A similar controversy erupted over the speeches at Soleimani’s funeral, although not because of the blatantly anti-Semitic content or the saber-rattling.
Rather, it’s because one of the speakers was the leader of Iranian proxy terror group Hamas, a fact that didn’t sit well with either the Egyptian or Saudi governments.
Besides that, where is it said that the emotions of a people — assuming those emotions aren’t being manipulated by their government — should override our foreign policy interests?
Whether or not you believe Soleimani was planning imminent attacks on American diplomats and service members, he represented an obvious threat to both our country and the Middle East at large.
We’re not the only ones who are glad to be rid of him, no matter what you might hear to the contrary.
There are obviously some Iranian hyperpartisans who aren’t happy. And?

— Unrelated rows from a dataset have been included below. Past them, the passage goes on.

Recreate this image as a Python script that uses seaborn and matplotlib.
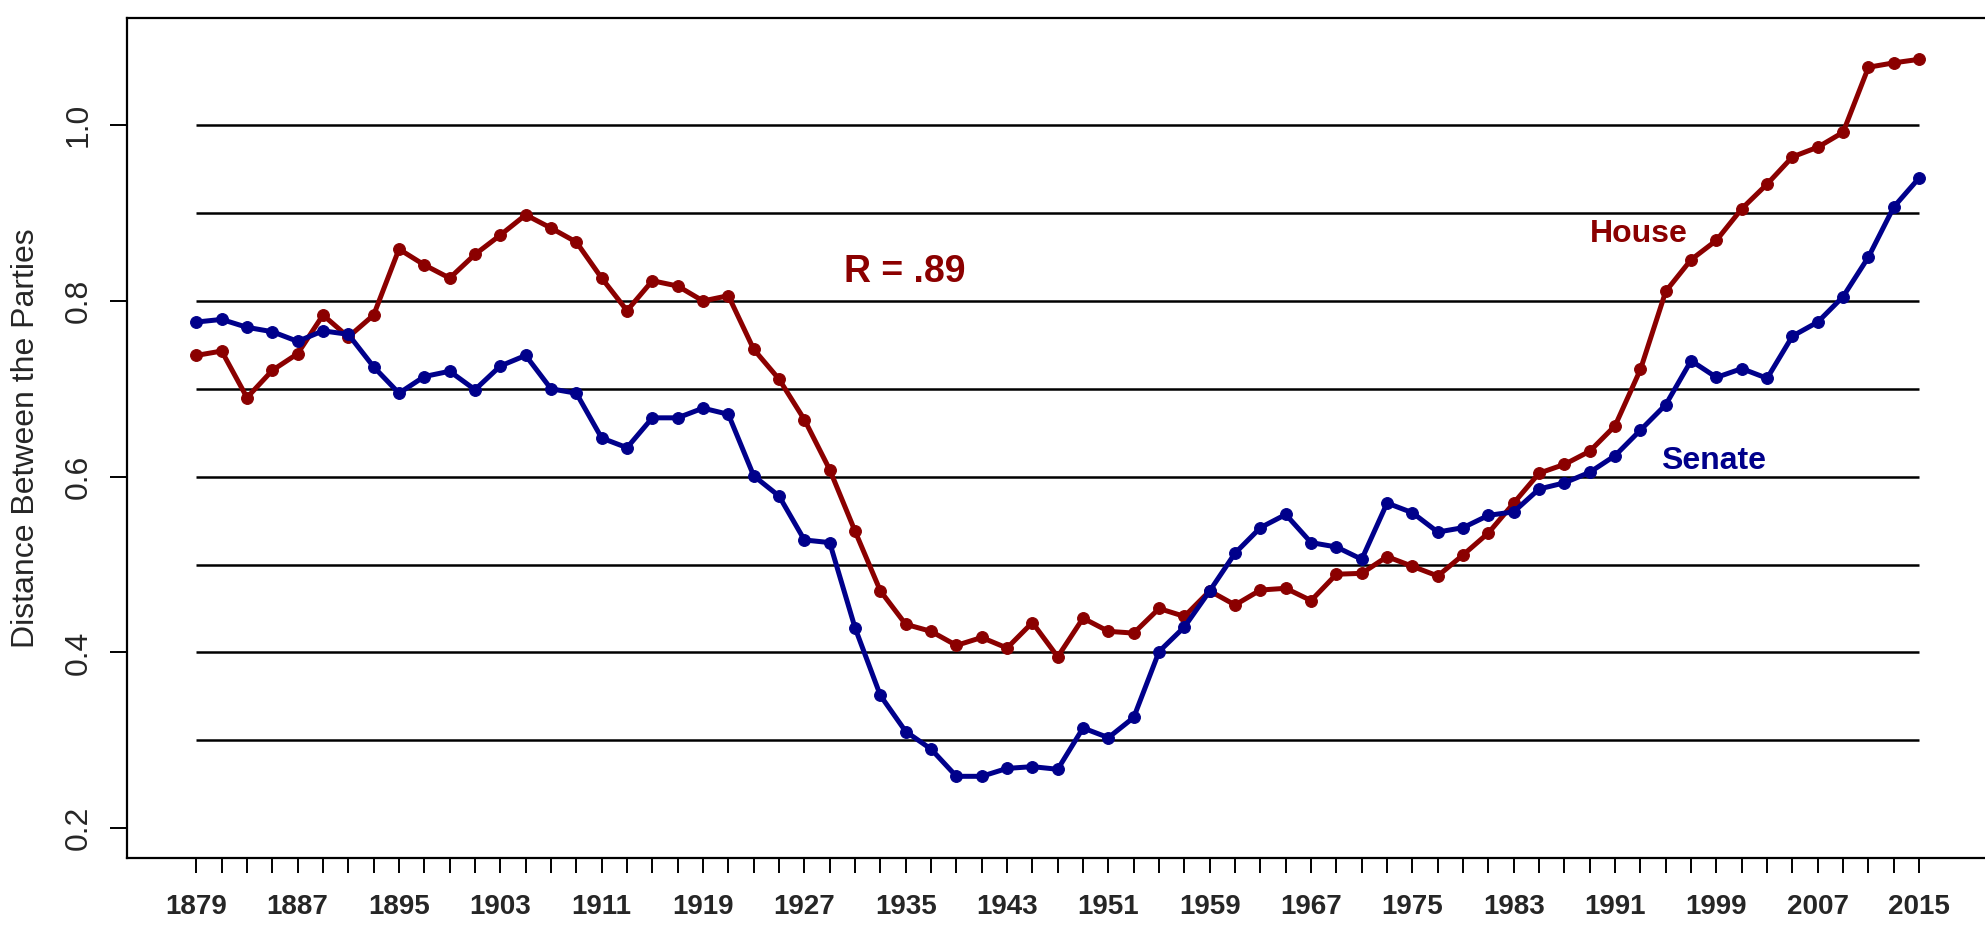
import matplotlib
matplotlib.use('Agg')
import matplotlib.pyplot as plt
import seaborn as sns
import numpy as np
import pandas as pd

# Congresses, every two years 1879-2015
years = list(range(1879, 2016, 2))

house = [0.738, 0.743, 0.690, 0.721, 0.740, 0.784, 0.759, 0.784, 0.859, 0.841,
         0.826, 0.853, 0.875, 0.898, 0.883, 0.867, 0.826, 0.789, 0.823, 0.817,
         0.800, 0.806, 0.745, 0.711, 0.665, 0.608, 0.538, 0.470, 0.432, 0.424,
         0.408, 0.417, 0.405, 0.434, 0.395, 0.439, 0.424, 0.422, 0.450, 0.441,
         0.470, 0.454, 0.471, 0.473, 0.459, 0.489, 0.490, 0.509, 0.498, 0.487,
         0.511, 0.536, 0.570, 0.604, 0.614, 0.629, 0.658, 0.722, 0.811, 0.847,
         0.869, 0.905, 0.933, 0.964, 0.975, 0.992, 1.066, 1.071, 1.075]

senate = [0.776, 0.779, 0.770, 0.765, 0.754, 0.766, 0.762, 0.725, 0.695, 0.714,
          0.720, 0.699, 0.726, 0.738, 0.700, 0.695, 0.644, 0.633, 0.667, 0.667,
          0.678, 0.671, 0.601, 0.578, 0.528, 0.525, 0.428, 0.351, 0.310, 0.290,
          0.259, 0.259, 0.268, 0.270, 0.267, 0.314, 0.303, 0.326, 0.401, 0.429,
          0.470, 0.513, 0.542, 0.557, 0.525, 0.520, 0.506, 0.570, 0.559, 0.537,
          0.542, 0.556, 0.560, 0.586, 0.593, 0.605, 0.624, 0.653, 0.682, 0.732,
          0.713, 0.723, 0.712, 0.760, 0.776, 0.805, 0.850, 0.907, 0.940]

label_years = list(range(1879, 2016, 8))
grid_values = [0.3, 0.4, 0.5, 0.6, 0.7, 0.8, 0.9, 1.0]
y_ticks = [0.2, 0.4, 0.6, 0.8, 1.0]

red = '#8B0000'
blue = '#00008B'

df = pd.DataFrame({'year': years, 'House': house, 'Senate': senate})

sns.set_style('white')
plt.rcParams['font.family'] = ['Liberation Sans', 'DejaVu Sans']

fig = plt.figure(figsize=(19.85, 9.26), dpi=100)
ax = fig.add_axes([0.0638, 0.0734, 0.9362, 0.9076])

# horizontal reference lines
ax.hlines(grid_values, years[0], years[-1], colors='black', linewidth=1.8, zorder=1)

sns.lineplot(data=df, x='year', y='House', ax=ax, color=red, linewidth=3.6,
             marker='o', markersize=8.5, markeredgecolor=red, zorder=3)
sns.lineplot(data=df, x='year', y='Senate', ax=ax, color=blue, linewidth=3.6,
             marker='o', markersize=8.5, markeredgecolor=blue, zorder=3)

ax.set_xlim(1873.5, 2020.2)
ax.set_ylim(0.166, 1.1225)

ax.set_xticks(years)
ax.set_xticklabels([str(y) if y in label_years else '' for y in years],
                   fontsize=20, fontweight='bold')
ax.tick_params(axis='x', direction='out', length=11, width=1.4, pad=15,
               bottom=True, color='black')

ax.set_yticks(y_ticks)
ax.set_yticklabels(['0.2', '0.4', '0.6', '0.8', '1.0'], rotation=90,
                   va='center', fontsize=23)
ax.tick_params(axis='y', direction='out', length=12, width=1.4, pad=12,
               left=True, color='black')

ax.set_xlabel('')
ax.set_ylabel('Distance Between the Parties', fontsize=23)
ax.yaxis.set_label_coords(-0.046, 0.5)

for side in ['left', 'bottom', 'top']:
    ax.spines[side].set_color('black')
    ax.spines[side].set_linewidth(1.6)
ax.spines['right'].set_visible(False)

ax.text(1934.9, 0.833, 'R = .89', color=red, fontsize=27, fontweight='bold',
        ha='center', va='center')
ax.text(1992.9, 0.876, 'House', color=red, fontsize=23, fontweight='bold',
        ha='center', va='center')
ax.text(1998.8, 0.618, 'Senate', color=blue, fontsize=23, fontweight='bold',
        ha='center', va='center')

fig.savefig('out.png', dpi=100)
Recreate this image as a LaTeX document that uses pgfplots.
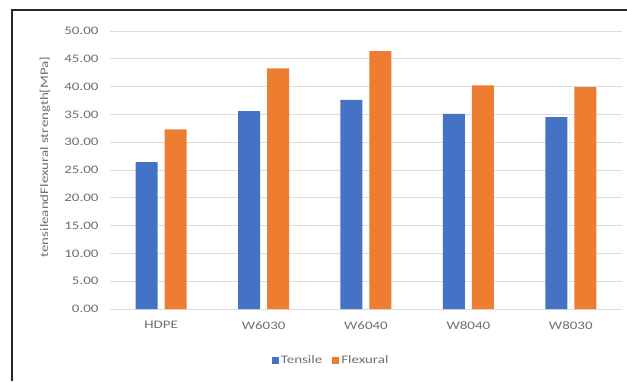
\documentclass[border=0pt]{standalone}
\usepackage{fontspec}
\setmainfont[FakeStretch=1.3]{Carlito}
\usepackage{pgfplots}
\pgfplotsset{compat=1.18}
\definecolor{tensileblue}{HTML}{4472C4}
\definecolor{flexorange}{HTML}{ED7D31}
\definecolor{txtgray}{HTML}{707070}
\definecolor{gridgray}{HTML}{DCDCDC}
\begin{document}
\begin{tikzpicture}[x=1pt,y=1pt]
\path[use as bounding box, fill=white] (0,0) rectangle (627,381);
% frame
\draw[line width=1.6pt, black!85] (12,0) -- (12,371) -- (627,371);
\begin{axis}[
  at={(110pt,72pt)}, anchor=south west,
  scale only axis, width=512pt, height=278pt,
  ybar=7pt, bar width=22pt,
  xmin=-0.5, xmax=4.5, ymin=0, ymax=50,
  xtick={0,1,2,3,4},
  xticklabels={HDPE,W6030,W6040,W8040,W8030},
  ytick={0,5,...,50},
  /pgf/number format/fixed,
  /pgf/number format/fixed zerofill,
  /pgf/number format/precision=2,
  /pgf/number format/assume math mode=true,
  yticklabel style={font=\fontsize{11.5}{13}\selectfont, text=txtgray, xshift=-8pt},
  xticklabel style={font=\fontsize{11.5}{13}\selectfont, text=txtgray, yshift=-9pt},
  major tick length=0pt,
  axis line style={draw=none},
  ymajorgrids, grid style={gridgray, line width=0.8pt},
  ylabel={tensileandFlexural strength[MPa]},
  ylabel style={at={(axis description cs:-0.127,0.547)}, anchor=center, font=\fontsize{11.5}{13}\selectfont, text=txtgray},
  legend style={at={(axis description cs:0.432,-0.185)}, anchor=center, draw=none,
    font=\fontsize{11.5}{13}\selectfont, text=txtgray, legend columns=2,
    /tikz/every even column/.append style={column sep=8pt}},
  legend image code/.code={\fill[#1] (0pt,-3.5pt) rectangle (7pt,3.5pt);},
]
\addplot[fill=tensileblue, draw=none] coordinates {(0,26.4) (1,35.6) (2,37.6) (3,35.1) (4,34.5)};
\addplot[fill=flexorange, draw=none] coordinates {(0,32.3) (1,43.3) (2,46.4) (3,40.2) (4,39.9)};
\legend{Tensile,Flexural}
\end{axis}
\end{tikzpicture}
\end{document}
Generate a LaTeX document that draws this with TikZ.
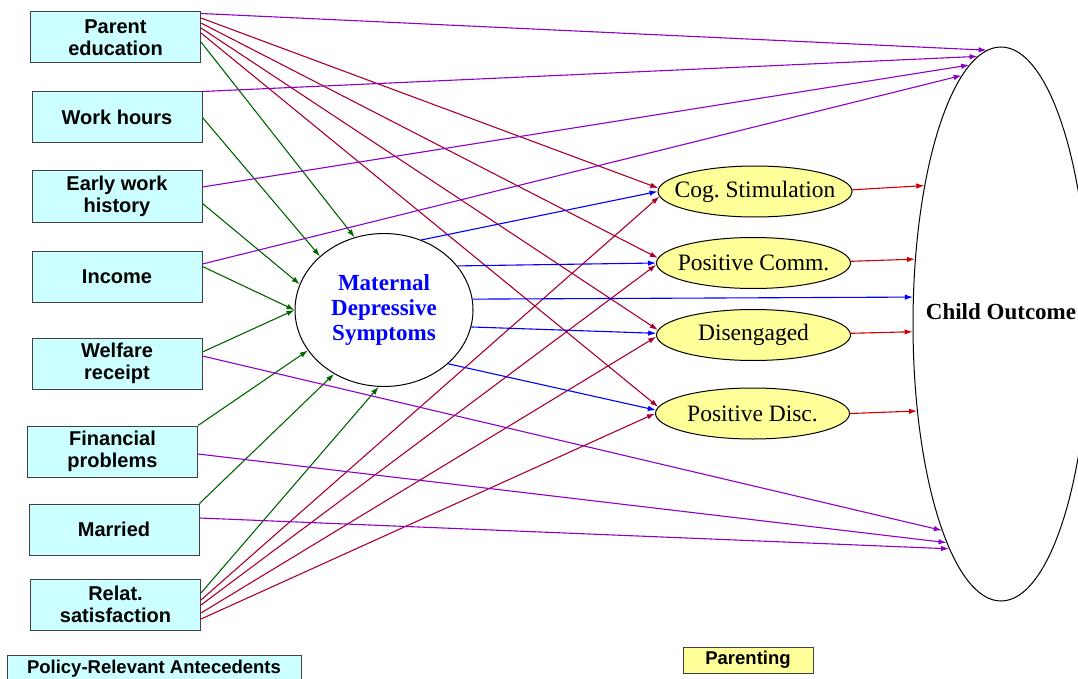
\documentclass[tikz,border=0pt]{standalone}
\usepackage{fontspec}
\setmainfont{Liberation Serif}
\setsansfont{Liberation Sans}
\usetikzlibrary{shapes.geometric,arrows.meta}

\definecolor{antecyan}{RGB}{204,255,255}
\definecolor{parentyellow}{RGB}{255,255,153}
\definecolor{pathpurple}{RGB}{140,0,200}
\definecolor{pathred}{RGB}{170,0,45}
\definecolor{outred}{RGB}{210,0,0}
\definecolor{pathgreen}{RGB}{0,100,0}
\definecolor{pathblue}{RGB}{0,0,255}

\begin{document}
\begin{tikzpicture}[x=1pt, y=-1pt, >={Latex[length=8pt,width=5.5pt]},
    ante/.style={draw=black!75, fill=antecyan, line width=1pt, minimum width=170pt, minimum height=51pt,
                 inner sep=0pt, align=center, font=\sffamily\bfseries\fontsize{20}{22}\selectfont},
    parent/.style={ellipse, draw, fill=parentyellow, line width=1pt, minimum width=194pt, minimum height=51pt,
                   inner ysep=0pt, inner xsep=-25pt, font=\fontsize{23.5}{26}\selectfont},
    legend/.style={draw=black!75, line width=1pt, inner sep=0pt, font=\sffamily\bfseries\fontsize{18.5}{20}\selectfont},
    pur/.style={->, draw=pathpurple, line width=1.1pt},
    drd/.style={->, draw=pathred, line width=1.1pt},
    ord/.style={->, draw=outred, line width=1.1pt},
    grn/.style={->, draw=pathgreen, line width=1.1pt},
    blu/.style={->, draw=pathblue, line width=1.1pt}]
    \useasboundingbox (0,0) rectangle (1078,679);

                  % NODES
                  \node[ante] (pe) at (115.5,37.5) {Parent\\education};
                  \node[ante] (wh) at (117,117.5) {Work hours};
                  \node[ante] (ewh) at (117,196.5) {Early work\\history};
                  \node[ante] (inc) at (117,276.5) {Income};
                  \node[ante] (wel) at (117,363.5) {Welfare\\receipt};
                  \node[ante] (fin) at (112.5,451.5) {Financial\\problems};
                  \node[ante] (mar) at (114,529.5) {Married};
                  \node[ante] (rel) at (115.5,604.5) {Relat.\\satisfaction};

                  \node[ellipse, draw, line width=1pt, minimum width=178pt, minimum height=153pt, inner sep=0pt,
                        align=center, text=pathblue, font=\bfseries\fontsize{23}{25}\selectfont]
                        (mds) at (384,310) {Maternal\\Depressive\\Symptoms};

                  \node[parent] (cog) at (755,191.5) {Cog.\ Stimulation};
                  \node[parent] (pc) at (753.5,263) {Positive Comm.};
                  \node[parent] (dis) at (753.5,335) {Disengaged};
                  \node[parent] (pd) at (752.5,413.5) {Positive Disc.};

                  \node[ellipse, draw, line width=1pt, minimum width=176pt, minimum height=554pt, inner sep=0pt] (co) at (1001,324) {};
                  \node[font=\bfseries\fontsize{23}{25}\selectfont] (colabel) at (1001,312) {Child Outcome};

                  \node[legend, fill=antecyan, minimum width=294pt, minimum height=27pt] (antelegend) at (154,668.5) {Policy-Relevant Antecedents};
                  \node[legend, fill=parentyellow, minimum width=130pt, minimum height=26pt] (parentlegend) at (748,660) {Parenting};

                  % LINES: antecedents to maternal depression
                  \draw[grn] ([yshift=-4.5pt]pe.east) -- (mds.112.5);
                  \draw[grn] (wh.east) -- (mds.140.7);
                  \draw[grn] ([yshift=-7pt]ewh.east) -- (mds.163.6);
                  \draw[grn] ([yshift=10pt]inc.east) -- (mds.180);
                  \draw[grn] ([yshift=11.5pt]wel.east) -- (mds.180);
                  \draw[grn] (fin.north east) -- (mds.208);
                  \draw[grn] (mar.north east) -- (mds.232);
                  \draw[grn] ([yshift=11.5pt]rel.east) -- (mds.266);

                  % LINES: antecedents to parenting
                  \draw[drd] ([yshift=19.5pt]pe.east) -- (cog.178);
                  \draw[drd] ([yshift=14.5pt]pe.east) -- (pc.177);
                  \draw[drd] ([yshift=9.5pt]pe.east) -- (dis.177);
                  \draw[drd] ([yshift=4.5pt]pe.east) -- (pd.176);
                  \draw[drd] ([yshift=4.5pt]rel.east) -- (cog.183);
                  \draw[drd] ([yshift=-0.5pt]rel.east) -- (pc.181);
                  \draw[drd] ([yshift=-8.5pt]rel.east) -- (dis.181);
                  \draw[drd] ([yshift=-14.5pt]rel.east) -- (pd.180);

                  % LINES: antecedents to child outcome
                  \draw[pur] ([yshift=-2pt]pe.north east) -- (co.93.3);
                  \draw[pur] (wh.north east) -- (co.95);
                  \draw[pur] ([yshift=9.5pt]ewh.east) -- (co.97.1);
                  \draw[pur] ([yshift=12.5pt]inc.east) -- (co.99);
                  \draw[pur] ([yshift=7.5pt]wel.east) -- (co.254.1);
                  \draw[pur] ([yshift=-2.5pt]fin.east) -- (co.256);
                  \draw[pur] ([yshift=11.5pt]mar.east) -- (co.257.6);

                  % LINES: maternal depression onwards
                  \draw[blu] (mds.62.8) -- (cog.west);
                  \draw[blu] (mds.31.3) -- (pc.west);
                  \draw[blu] (mds.7.7) -- (co.163.5);
                  \draw[blu] (mds.-11) -- (dis.179);
                  \draw[blu] (mds.-40.6) -- (pd.178);

                  % LINES: parenting to child outcome
                  \draw[ord] (cog.1) -- (co.119.7);
                  \draw[ord] (pc.1) -- (co.143.7);
                  \draw[ord] (dis.1) -- (co.185.8);
                  \draw[ord] (pd.0) -- (co.226.9);
\end{tikzpicture}
\end{document}
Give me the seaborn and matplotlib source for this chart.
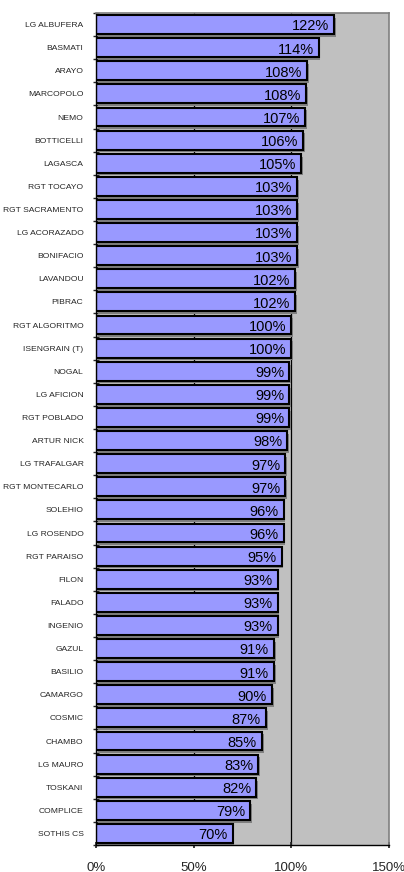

There shouldn’t be a single person in Washington losing sleep over the fact we may have killed someone they venerated like Elvis.
This demonstrates misplaced priorities on their part, not ours.
Picking on Chris Matthews is usually picking at low-hanging fruit, except in this case he’s hardly alone.
Over on CNN, Anderson Cooper compared Soleimani to Charles de Gaulle, an interesting comparison when you consider one fought Nazis and the other served one of the most rabidly anti-Semitic regimes on the face of the planet.
At The New York Times, meanwhile, here were the tweets they sent out for the obituaries of Qassem Soleimani and Sam Wyche, former coach of the Cincinnati Bengals and Tampa Bay Buccaneers:
Six hours apart. pic.twitter.com/rLgIGgPmtv
— Stephen Miller (@redsteeze) January 7, 2020
If only Wyche had killed a few hundred American servicemen, maybe he could have earned more respect in death.
It’s perfectly acceptable for anyone to challenge the wisdom behind the Soleimani attacks.
However, comparing a terrorist to Charles de Gaulle, Elvis or Princess Diana to contextualize his death does nothing of the sort.
It merely erodes trust in anyone foolish enough to make such a comparison.